Print security should be an imperative

Posted on Sep 15 2018 - 10:00am by Editorial Content
RATING

Quocirca’s Global Print 2025 Print Security Spotlight Report highlights the growing need for businesses to prioritise print security, particularly with GDPR now in force

Louella Fernandes

Louella Fernandes

This latest Spotlight Report which draws on research conducted amongst 575 SMBs and large enterprises across the US and Europe in October and November 2017, examines the trends, challenges and opportunities surrounding print security in the Internet of Things (IoT) era.

The report addresses a number of key issues within the evolving cyber threat environment including: what importance IT decision-makers place on print security; how is the print security attack surface changing; to what extent is print security included in GDPR measures; the key approaches to safeguarding the print environment and how manufacturers and managed print service (MPS) providers can capitalise on emerging opportunities.

Quocirca Research Director Louella Fernandes, warns that IoT security is only as strong as its weakest link. She said: “MFPs are perhaps one of the more sophisticated IoT devices that a business owns, operating as a document processing hub with scan, print, copy and email functionality. Like any other networked device, MFPs are critical endpoints, which must be safeguarded and protected against both internal and external threats.”

A tighter focus on print security A growing threat environment and stricter privacy regulations such as compliance with the General Data Protection Regulation (GDPR) are driving a tighter focus on print security. Enterprises are under pressure to protect their print infrastructure from cyberattack and physical compromise.

Fernandes says that with 64 per cent of the organisations questioned expecting to remain reliant on printing in the workplace, the inherent risks of poor print security cannot be ignored. “Not only can printed documents fall into unauthorised hands without the correct controls, but today’s advanced MFPs are increasingly a target for external hackers using them as a foothold to access corporate networks.

“In today’s growing age of compliance, with GDPR forcing organisations to tackle data privacy issues, they cannot afford to be complacent. Yet fewer than half of those surveyed are currently protecting personally identifiable information (PII) specifically relating to the printing environment.”

It’s been well documented that networked MFPs are critical endpoints in today’s ever-expanding threat landscape. From malicious external cyber-attack to sensitive documents being left on a shared device, these devices have a variety of vulnerabilities but still, securing the print infrastructure remains an area that’s often overlooked in risk management.

Securing the print infrastructure against any potential attacks should be a critical element in any organisation’s compliance programme. The approach is a multi-layered one, organisations need to secure:

The device – typically via SSL secure print and firewalls;

Access to the device, via some form of authentication and authorisation;

Data – via encryption and erasing print job data from the HDD; and

Printed documents – with a secure or pull printing solution.

“There is a tendency to focus on data privacy as if it’s predominantly a digital issue, but there’s a risk that, by focusing on the digital threat organisations overlook the more mundane, but no less potentially damaging risk from poor control of print-reliant processes and working culture,” Fernandes cautioned.

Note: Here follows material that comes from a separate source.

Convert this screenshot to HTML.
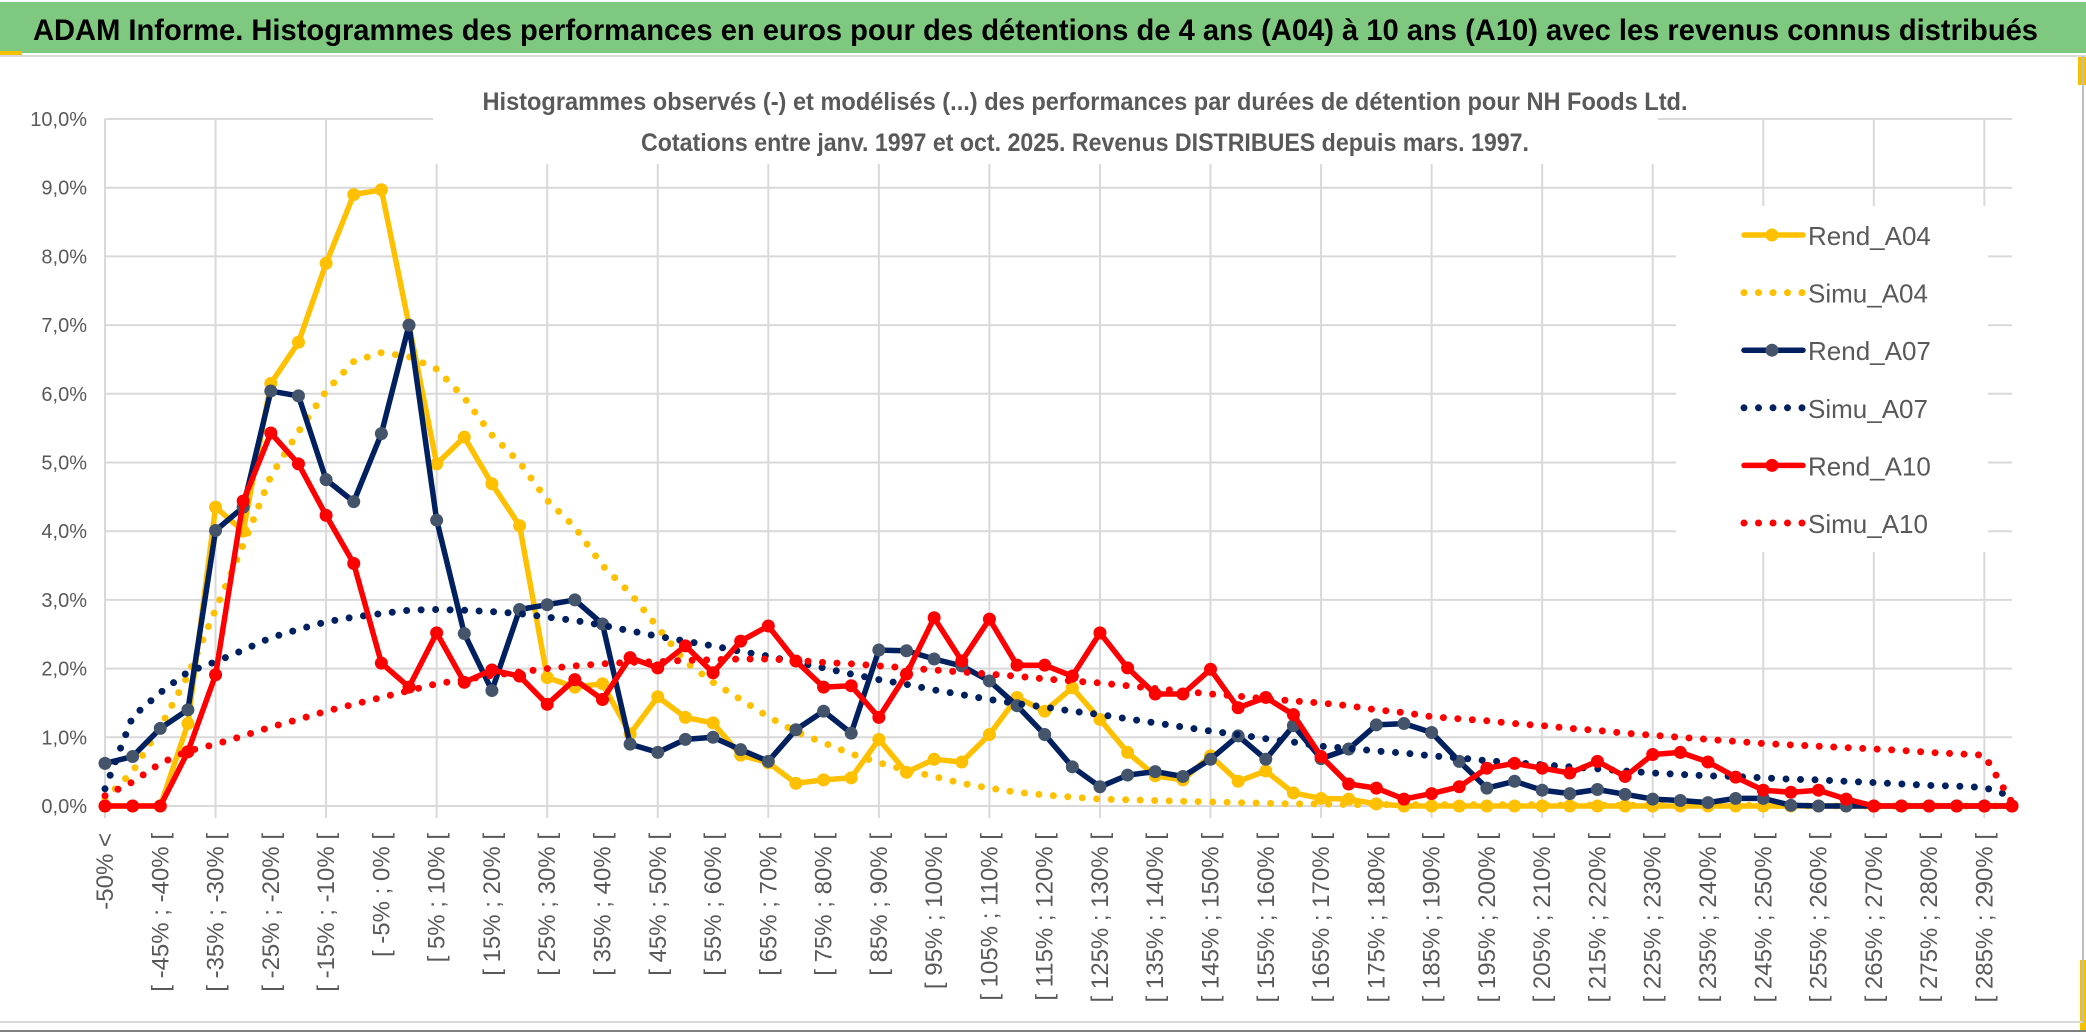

Vendors need to develop offerings
Quocirca’s report also examines the ways print vendors need to develop their offerings to meet the growing security demands of customers.

46% of businesses see the need for security to be built-in to devices by 2025 and the same percentage want to see vendors apply machine learning to printers and MFPs to enable them to identify and recover from security breaches.

Customers will also seek out specialist expertise to oversee print security as part of a continuing shift towards managed services. “This will require both print vendors and current managed service providers to develop greater proficiency and pursue innovation in all aspects of print security in a race to maintain as large a share of print budgets as possible,” Fernandes said.

As the IoT era evolves and the impact of data privacy regulation is felt, Quocirca believes that there will be increasing focus on securing data on endpoints such as MFPs. “The successful vendors will be those who can demonstrate that security expertise is at the heart of their provision and who actively help organisations limit risk and demonstrate compliance,” Fernandes said in conclusion.

Quocirca’s Print 2025 Print Security Spotlight report offers strategic recommendations for enterprises and print manufacturers that will enable them to thrive in the era of GDPR and the Internet of Things.